Jewish visitors on the Temple Mount
Jewish visitors on the Temple MountFlash 90

Bayit Yehudi (Jewish Home) has advanced new laws this morning (Friday) that would enact the establishment of regular prayer hours for Jews visiting the Temple Mount, Yediot Ahronot reports. 

According the the new laws, which have already begun to undergo legal processing through the Ministry of Religious Services, daily prayer hours would be set for Jewish groups visiting Judaism's holiest site. Currently, Jews have faced frequent attacks of discrimination against them by Israeli Police during Temple Mount visits, in accordance with a ban on Jewish religious activity there stemming from pressure from Palestinian Arab and Muslim groups. Violators of the ban are apprehended immediately, sometimes facing additional bans preventing them from visiting the Mount at all for a predetermined time period. 

The laws, if passed, would be a monumental upholding of Israel's official stance of religious freedom. While Israel officially liberated the Mount from Arab occupation during the 1967, the law would be the first of its kind to allow both Jewish and Muslim religious activity at the site. 

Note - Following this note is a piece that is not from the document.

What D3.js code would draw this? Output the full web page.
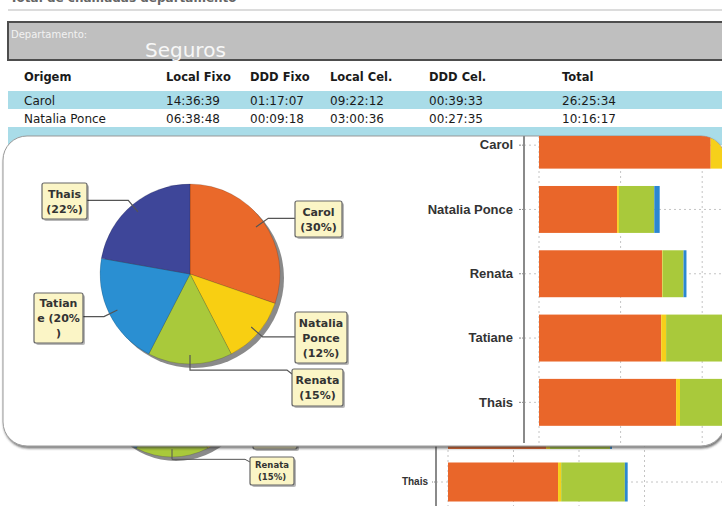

Proposals regarding the Temple Mount needs to receive an official stamp of approval from both Justice Minister Tzipi Livni and Prime Minister Binyamin Netanyahu. In the meantime, an investigation is being launched by Bayit Yehudi, along with Chairwoman of the Committee of Interior Affairs MK Miriam Regev (Likud), regarding ways to enact legislation that flies "under the radar" to ensure Jewish prayer rights at the Mount. One suggestion includes declaring the Mount as a legal Jewish Holy Site, thus barring the exclusion of Jewish entry to the site on legal and moral grounds. 

The Committee of Interior Affairs is set to discuss the issue in an official meeting this upcoming Monday, where Bayit Yehudi MK Rabbi Eli Ben-Dahan will declare that "the situation needs to change on the Temple Mount."